Before going home, I decided to pop into Bury St Edmunds – to the newly re-branded town art gallery Smith's Row . . .

to see the art installation that everyone is talking about

Sweet, sweet galaxy by Pip & Pop

. . . look closer – be amazed!

It's no wonder that everyone leaving the gallery
has a great big smile on their face!



  1. What an amazing day! That sugary landscape is quite stupendous, sort of like I imagine Planet Penny to be on the other side! Thanks for the tour, Penny x

  2. what a great day out......want to get to ickworth when the house opens.....am going to try to get to bury on saturday, saw the exhibit on the silver pebble blog and cant wait to see it...

  3. A lovely day for spending time outside, and in such a lovely place. Lucky thing.

  4. What a wonderful day! I am desperate to get to Smiths Row but it's closed on Sundays and Saturdays here are a disaster zone.

  5. Wow that sky was BLUE! and what an amazing piece of artwork.

  6. Isn't it stunning???

    Pruning vines sounds so soothing.

  7. Fantastic ! I love going for a long walk to Ickworth and stop for a light lunch. I feel british then.
    Thanks for sharing. A pleasure to read you. I'm going to Bury on Thursday and will definitely go to the gallery.

  8. I visited the vineyard 24 hours before your workshop and was struck by the peacefulness. It must have been wonderful to 'lose yourself' tending the vines, and on such a lovely day, too! Ickworth is a gem (and so are the cakes and coffee in the West Wing!).

  9. Two totally different things, both equally grin-inducing. Sounds like a perfect day. "Chatting in the Earl of Bristol's summerhouse" has to be my favourite quote from the blogosphere for the year so dfar.

  10. what a great workshop! & lovely scenery..i particularly like the shot of the tree& dome. saw the clip on youtube, but the still shots really bring home how detailed & complex the installation is. beautiful.

  11. Celia,
    Thought of you the other day as I sorted out my seeds for this year and came across a packet of 'Mr Frears Purple Podded Beans'. They are home collected but a couple of years old so they might not come up but we'll have a go. I seem to remember that they don't taste as good as they sound and that's why I didn't replant them.Who knows? We can't grow grapes here so I envy you those. Now you're a professionally trained pruner I hope you'll be knee deep in fruit this year!Lesley

  12. Thanks for the article Celia - I know about it as Penny phoned me last week to tell me it was all ending. I am so desparately sad for them all. I do have the recipe so it is not lost into the ether but promised Penny that I wouldn't use it without her permission and its a promise I have to stick to! Hope all is well with you and your hens xxxx

  13. just catching up on your blog posts now, always lots of lovely things here.

  14. Hi Planet Penny - you're right!
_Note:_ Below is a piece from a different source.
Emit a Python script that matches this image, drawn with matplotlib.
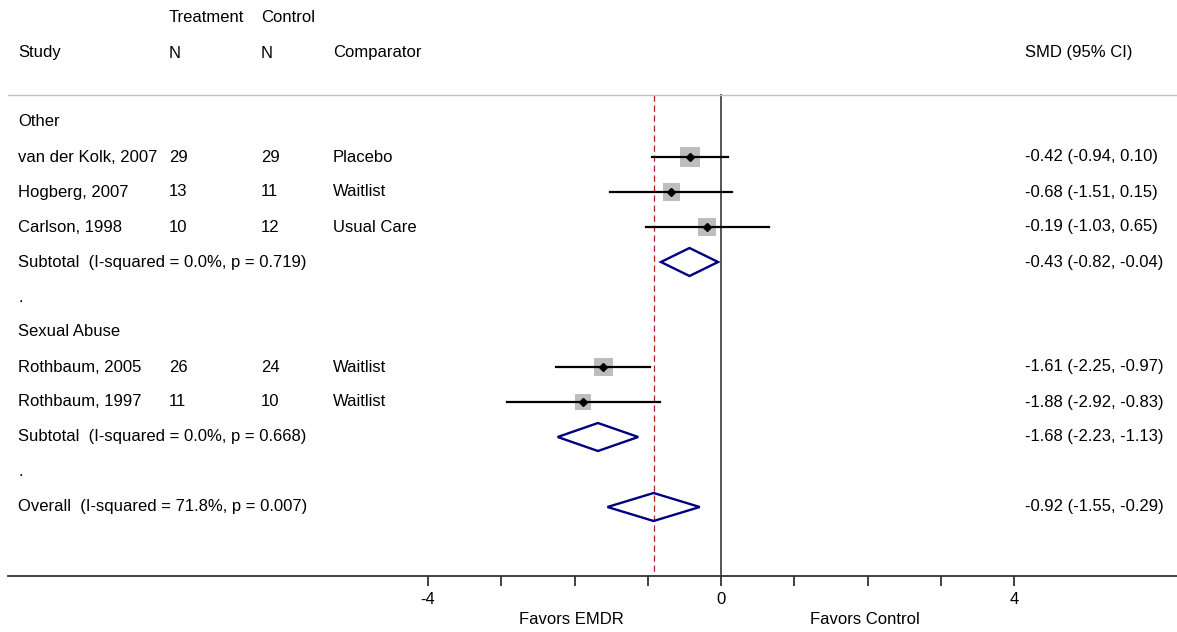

It is Planet Penny!

    Hi Elsy - Hope you went to Smiths Row.

    Hi Miriam - it's easy to forget these places are just around the corner.

    Hi Dottycookie - even if you miss this one try to get to the Warp & Weft exhibition that's coming up next.

    Hi Lyn - sadly the sky hasn't been that blue since then.

    Hi Silverpebble - pruning vines is surprisingly hard brain work!

    Hi Catherine - hope you saw Sweet sweet galaxy.

    Hi Janet - welcome to PPPs. The Ickworth vineyard is very special - hope it stay there for many years to come.

    Hi Plantiliscious - :-)))

    Hi Petoskystone - it's incredible and so perfectly assembled.

    Hi Lesley - we usually get a pretty good crop - the hens can't wait, they love grapes!

    Hi Hannah - thank you - my hens are doing great and hope yours are too :-)

    Hi and good to 'see' you again Acornmoon.